Byrd testified that during much of the period in question, his corporation was facing serious emergencies in the field which forced him to be absent from the office for substantial periods of time. Byrd testified that during this period he reasonably delegated payment decisions to his bookkeeper, Pat Farris. Any failure to pay over withholding taxes was attributable, therefore, to Farris not Byrd. In fact, Byrd testified, when he became aware in February 1973 that past withholding taxes had not been paid he ordered Farris to make such payments, declaring that he would shut down the company if the taxes were not paid. While this testimony, and testimony of others, might support a finding that Byrd's failure to pay over the withholding taxes was not willful, other evidence adduced at trial could reasonably support a contrary conclusion. Byrd testified that he, not Farris, was ultimately responsible for the financial decisions of the corporation. The evidence further showed that Farris had no check writing authority. Both Byrd and Farris testified that during the period in question the corporation was experiencing serious financial difficulties and that even though Byrd was often absent from the office, the two remained in periodic contact to discuss the financial condition of the corporation. Finally, it is uncontradicted that during the period in question the corporation continued to pay certain creditors.
In Newsome v. United States, 431 F.2d 742, 745-46 (5th Cir. 1970) this Court held that "willfulness", for purposes of § 6672, is established by "knowing preference of other corporate creditors over the United States."2 In light of this holding, we believe that there was substantial evidence from which reasonable men could have concluded that Byrd was aware that the withholding taxes were not being paid and willfully determined not to pay them.

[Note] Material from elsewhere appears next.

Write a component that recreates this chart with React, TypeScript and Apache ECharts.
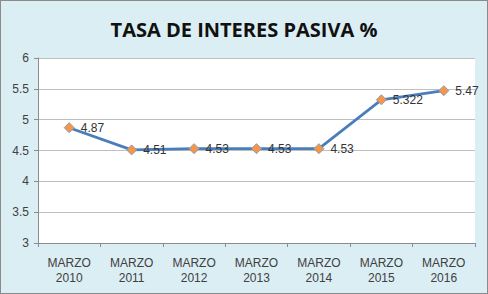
import React, { useEffect, useRef } from "react";
import * as echarts from "echarts";

const categories = ["MARZO\n2010", "MARZO\n2011", "MARZO\n2012", "MARZO\n2013", "MARZO\n2014", "MARZO\n2015", "MARZO\n2016"];
const values = [4.87, 4.51, 4.53, 4.53, 4.53, 5.322, 5.47];
const yTicks = { min: 3, max: 6, interval: 0.5 };
const titleText = "TASA DE INTERES PASIVA %";

export default function App() {
  const ref = useRef<HTMLDivElement>(null);
  useEffect(() => {
    document.body.style.margin = "0";
    const chart = echarts.init(ref.current!, undefined, { renderer: "svg" });
    chart.setOption({
      animation: false,
      backgroundColor: "#dbeef4",
      title: {
        text: titleText,
        left: "center",
        top: 13,
        textStyle: { fontFamily: "Open Sans", fontWeight: "bold", fontSize: 20, color: "#111" },
      },
      grid: { left: 37, right: 12, top: 57, bottom: 50, show: true, backgroundColor: "#ffffff", borderWidth: 0 },
      xAxis: {
        type: "category",
        data: categories,
        boundaryGap: true,
        axisLine: { lineStyle: { color: "#8c8c8c" } },
        axisTick: { show: true, length: 4, lineStyle: { color: "#8c8c8c" } },
        axisLabel: { color: "#404040", fontFamily: "Liberation Sans", fontSize: 12, lineHeight: 15, margin: 12, interval: 0 },
      },
      yAxis: {
        type: "value",
        min: yTicks.min,
        max: yTicks.max,
        interval: yTicks.interval,
        axisLine: { show: true, lineStyle: { color: "#8c8c8c" } },
        axisTick: { show: true, length: 4, lineStyle: { color: "#8c8c8c" } },
        axisLabel: { color: "#404040", fontFamily: "Liberation Sans", fontSize: 12, margin: 9 },
        splitLine: { lineStyle: { color: "#bfbfbf" } },
      },
      series: [
        {
          type: "line",
          data: values,
          symbol: "diamond",
          symbolSize: 10,
          lineStyle: { color: "#4a7ebb", width: 2.75 },
          itemStyle: { color: "#f79646", borderColor: "#8a9bb5", borderWidth: 1 },
          label: {
            show: true,
            position: "right",
            distance: 6,
            color: "#333",
            fontFamily: "Liberation Sans",
            fontSize: 12,
          },
        },
      ],
    });
    return () => chart.dispose();
  }, []);
  return (
    <div
      ref={ref}
      style={{
        position: "fixed",
        left: 0,
        top: 0,
        width: 488,
        height: 294,
        boxSizing: "border-box",
        border: "1px solid #8a8a8a",
      }}
    />
  );
}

As his second major point of error, Byrd cites the failure of the District Court to permit Byrd to use portions of Farris' deposition to create a context for other portions of Farris' deposition used by the Government at trial. Rule 32(a) (4) of the Federal Rules of Civil Procedure provides in pertinent part:
If only part of a deposition is offered in evidence by a party, an adverse party may require him to introduce any other part which ought in fairness to be considered with the part introduced, and any party may introduce any other parts.

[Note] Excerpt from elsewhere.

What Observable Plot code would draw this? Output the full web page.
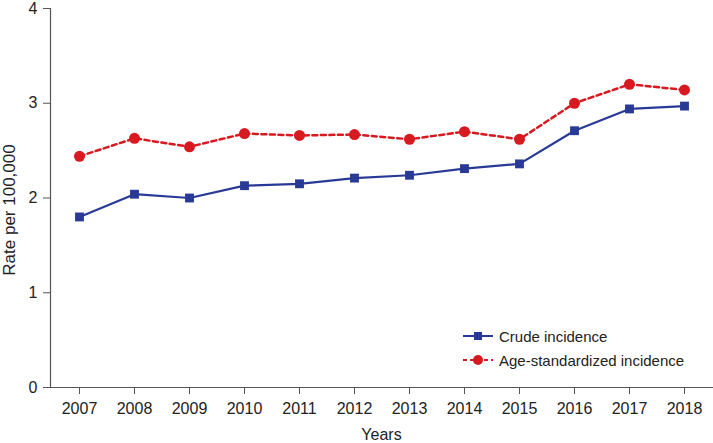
<!DOCTYPE html>
<html>
<head>
<meta charset="utf-8">
<script src="https://cdn.jsdelivr.net/npm/d3@7"></script>
<script src="https://cdn.jsdelivr.net/npm/@observablehq/plot@0.6"></script>
<style>
  html, body { margin: 0; padding: 0; background: #fff; }
  #wrap { position: relative; width: 713px; height: 443px; font-family: "Liberation Sans", Arial, sans-serif; }
  #legend { position: absolute; left: 462px; top: 324px; font-size: 15px; color: #222; }
  .row { display: flex; align-items: center; height: 24px; }
  .row svg { margin-right: 5px; }
</style>
</head>
<body>
<div id="wrap"></div>
<script>
const years = ["2007","2008","2009","2010","2011","2012","2013","2014","2015","2016","2017","2018"];
const crude = [1.80, 2.04, 2.00, 2.13, 2.15, 2.21, 2.24, 2.31, 2.36, 2.71, 2.94, 2.97];
const ageStd = [2.44, 2.63, 2.54, 2.68, 2.66, 2.67, 2.62, 2.70, 2.62, 3.00, 3.20, 3.14];
const yTicks = [0, 1, 2, 3, 4];
const seriesNames = ["Crude incidence", "Age-standardized incidence"];
const xTitle = "Years";
const yTitle = "Rate per 100,000";

const blue = "#283a96";
const red = "#d71920";
const axisColor = "#555";

const crudeData = years.map((y, i) => ({year: y, value: crude[i]}));
const ageData = years.map((y, i) => ({year: y, value: ageStd[i]}));

const chart = Plot.plot({
  width: 713,
  height: 443,
  marginLeft: 50,
  marginTop: 8,
  marginBottom: 56,
  marginRight: 1,
  style: {fontFamily: '"Liberation Sans", Arial, sans-serif', fontSize: "16px", color: "#222", background: "#fff"},
  x: {type: "point", domain: years, padding: 0.5},
  y: {domain: [0, 4]},
  marks: [
    Plot.axisX({tickSize: 7, tickPadding: 8, fontSize: 16, stroke: axisColor, label: xTitle, labelAnchor: "center", labelOffset: 52, color: "#222"}),
    Plot.axisY({ticks: yTicks, tickFormat: d3.format("d"), tickSize: 7, tickPadding: 6, fontSize: 16, stroke: axisColor, label: null, color: "#222"}),
    Plot.text([yTitle], {frameAnchor: "left", textAnchor: "middle", rotate: -90, dx: -41, dy: 12, fontSize: 17, fill: "#222", style: "letter-spacing: 1.2px"}),
    Plot.frame({anchor: "left", stroke: axisColor, strokeWidth: 1.2}),
    Plot.frame({anchor: "bottom", stroke: axisColor, strokeWidth: 1.2}),
    Plot.line(ageData, {x: "year", y: "value", stroke: red, strokeWidth: 2.5, strokeDasharray: "5,3.5"}),
    Plot.dot(ageData, {x: "year", y: "value", fill: red, r: 5.5, symbol: "circle"}),
    Plot.line(crudeData, {x: "year", y: "value", stroke: blue, strokeWidth: 2.2}),
    Plot.dot(crudeData, {x: "year", y: "value", fill: blue, r: 5, symbol: "square"})
  ]
});
document.getElementById("wrap").appendChild(chart);

const legend = document.createElement("div");
legend.id = "legend";
legend.innerHTML = `
  <div class="row"><svg width="32" height="14"><line x1="1" y1="7" x2="31" y2="7" stroke="${blue}" stroke-width="2"/><rect x="12" y="3" width="8" height="8" fill="${blue}"/></svg><span>${seriesNames[0]}</span></div>
  <div class="row"><svg width="32" height="14"><line x1="1" y1="7" x2="31" y2="7" stroke="${red}" stroke-width="2.2" stroke-dasharray="4,3"/><circle cx="16" cy="7" r="5" fill="${red}"/></svg><span>${seriesNames[1]}</span></div>`;
document.getElementById("wrap").appendChild(legend);
</script>
</body>
</html>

On a review of the record, we find no express determination made by the District Court that considerations of fairness to Byrd did not require the other portions of Farris' deposition to be introduced in evidence. It appears to us, therefore, that the District Court-perhaps operating under the influence of prior practices which sometimes severely restricted, if not prohibited, the use of other portions of a deposition-did in fact err in refusing to permit Byrd to use these other portions of the deposition. However, we are convinced that this error was harmless. See, Flores v. Cabot Corp., 604 F.2d 385, 386 (5th Cir. 1979).

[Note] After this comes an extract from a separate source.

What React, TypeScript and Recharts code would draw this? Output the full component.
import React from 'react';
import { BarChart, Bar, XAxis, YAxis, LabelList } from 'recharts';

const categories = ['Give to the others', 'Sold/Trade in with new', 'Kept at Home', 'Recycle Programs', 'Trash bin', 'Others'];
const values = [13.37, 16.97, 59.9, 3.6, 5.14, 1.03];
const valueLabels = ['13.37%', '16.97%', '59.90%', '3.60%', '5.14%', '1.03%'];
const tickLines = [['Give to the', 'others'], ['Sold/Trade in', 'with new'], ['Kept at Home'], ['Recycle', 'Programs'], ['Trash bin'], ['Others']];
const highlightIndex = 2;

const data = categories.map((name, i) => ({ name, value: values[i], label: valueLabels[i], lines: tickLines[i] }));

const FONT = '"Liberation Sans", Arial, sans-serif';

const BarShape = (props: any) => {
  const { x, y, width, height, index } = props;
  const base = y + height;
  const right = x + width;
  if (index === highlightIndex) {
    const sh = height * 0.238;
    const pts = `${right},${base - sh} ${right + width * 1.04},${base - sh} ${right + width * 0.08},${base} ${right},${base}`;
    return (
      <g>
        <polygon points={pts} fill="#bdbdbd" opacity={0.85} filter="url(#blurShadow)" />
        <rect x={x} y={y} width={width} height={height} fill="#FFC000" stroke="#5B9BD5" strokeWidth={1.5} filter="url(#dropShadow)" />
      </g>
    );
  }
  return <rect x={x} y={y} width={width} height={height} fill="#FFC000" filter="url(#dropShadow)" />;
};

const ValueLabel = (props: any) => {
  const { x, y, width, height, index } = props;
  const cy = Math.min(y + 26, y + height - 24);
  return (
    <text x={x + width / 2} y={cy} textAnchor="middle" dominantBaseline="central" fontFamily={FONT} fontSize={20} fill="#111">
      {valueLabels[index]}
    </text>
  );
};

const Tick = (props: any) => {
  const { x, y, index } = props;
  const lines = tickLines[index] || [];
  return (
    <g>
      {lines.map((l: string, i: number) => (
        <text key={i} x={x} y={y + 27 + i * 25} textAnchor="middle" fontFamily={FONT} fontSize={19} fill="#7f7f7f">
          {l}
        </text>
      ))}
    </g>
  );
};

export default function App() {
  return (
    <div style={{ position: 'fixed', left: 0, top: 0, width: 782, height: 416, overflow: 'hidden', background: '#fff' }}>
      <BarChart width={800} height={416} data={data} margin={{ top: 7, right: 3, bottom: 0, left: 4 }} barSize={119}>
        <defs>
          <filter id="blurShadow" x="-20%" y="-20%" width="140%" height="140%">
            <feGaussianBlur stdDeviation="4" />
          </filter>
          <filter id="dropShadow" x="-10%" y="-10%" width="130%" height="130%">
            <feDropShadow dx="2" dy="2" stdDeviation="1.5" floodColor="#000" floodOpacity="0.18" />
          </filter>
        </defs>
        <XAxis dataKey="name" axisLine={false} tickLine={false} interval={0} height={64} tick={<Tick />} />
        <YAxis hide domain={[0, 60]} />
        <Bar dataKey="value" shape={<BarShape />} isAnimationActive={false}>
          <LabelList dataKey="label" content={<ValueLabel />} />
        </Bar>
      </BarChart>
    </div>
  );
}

Portions of Farris' deposition were introduced at the trial by the Government, on cross-examination, to impeach Farris. Farris had testified live that he could not specifically recall whether after February 1973, when he informed Byrd that the withholding taxes for the fourth quarter of 1972 had not been paid, he at any time had told Byrd that the taxes had still not been paid. In deposition, Farris had testified, among other things, that "(a)fter February (1973) he (Byrd) still knew from time to time that the $50,000 had not been paid," and that Byrd became aware of this "(t)hrough our normal conversations at the office when he would come in and we would discuss what bills ought to be paid and so forth."
Byrd claims that if additional pages of the deposition had been introduced it would have shown, first, that Farris could not remember "anything specifically" he had told Byrd about the failure to pay the 1972, fourth quarter withholding taxes, and, second, that after February 1973 "not paying the tax" had not been discussed with Byrd because Byrd was in the field.
With respect to Byrd's first contention, it is evident that the Government was not concerned with establishing whether Farris could recall any specifics concerning Byrd's post-February 1973 knowledge of the continued failure to pay the fourth quarter of 1972 tax, but rather only whether Farris had made Byrd aware of this. In fact, in one of his questions to Farris, counsel for the Government stated: "I am not asking you about a specific time. Just did you do it, as the deposition says." Additionally, part of Farris' deposition introduced by the Government contains the following answer of Farris: "I don't recall on a specific date that I told him that the Internal Revenue was still outstanding but I am sure that it was brought to his attention." The fact that Farris answered in his deposition that he couldn't remember "anything specifically" he said to Byrd, and that this portion of the deposition was not introduced at trial, can hardly be considered as harming Byrd in light of Farris' other testimony that Byrd was in fact made aware of the continued failure of payment of the 1972, fourth quarter taxes during their periodic conversations after February 1973.
We similarly reject as harmless error the District Court's failure to admit certain portions of Farris' deposition which, Byrd claims, show that after February 1973 "not paying the tax" had not been discussed with Byrd. The portions of the deposition which Byrd refers to are directed not at the continued failure to pay the 1972, fourth quarter tax, the subject of the Government's immediate inquiry, but rather at the failure to pay the withholding taxes for the second and third quarters of 1973. We do not believe that Farris' deposition testimony concerning the payment of taxes for these latter two quarters is material to his live testimony concerning the payment of withholding taxes for the first quarter in dispute.
26 U.S.C. § 6672 provides in pertinent part:
Any person required to collect, truthfully account for, and pay over any tax imposed by this title who willfully fails to collect such tax, or truthfully account for and pay over such tax, or willfully attempts in any manner to evade or defeat any such tax or the payment thereof, shall, in addition to other penalties provided by law, be liable to a penalty equal to the total amount of the tax evaded, or not collected, or not accounted for and paid over.
Newsome also contains a discussion of the duties of corporate officers which is of particular relevance to this case:
Since a corporation can act only through its agents-its officers and those designated by the officers-a corporate officer or agent has a duty to see that withheld funds are properly collected from the employees, are maintained during the quarter, and are paid over to the government at the end of the quarter. This duty, for purposes of section 6672 liability, is a continuing one which arises when the federal income and social security taxes are withheld from employees' wages and ends when such funds are paid over to the United States.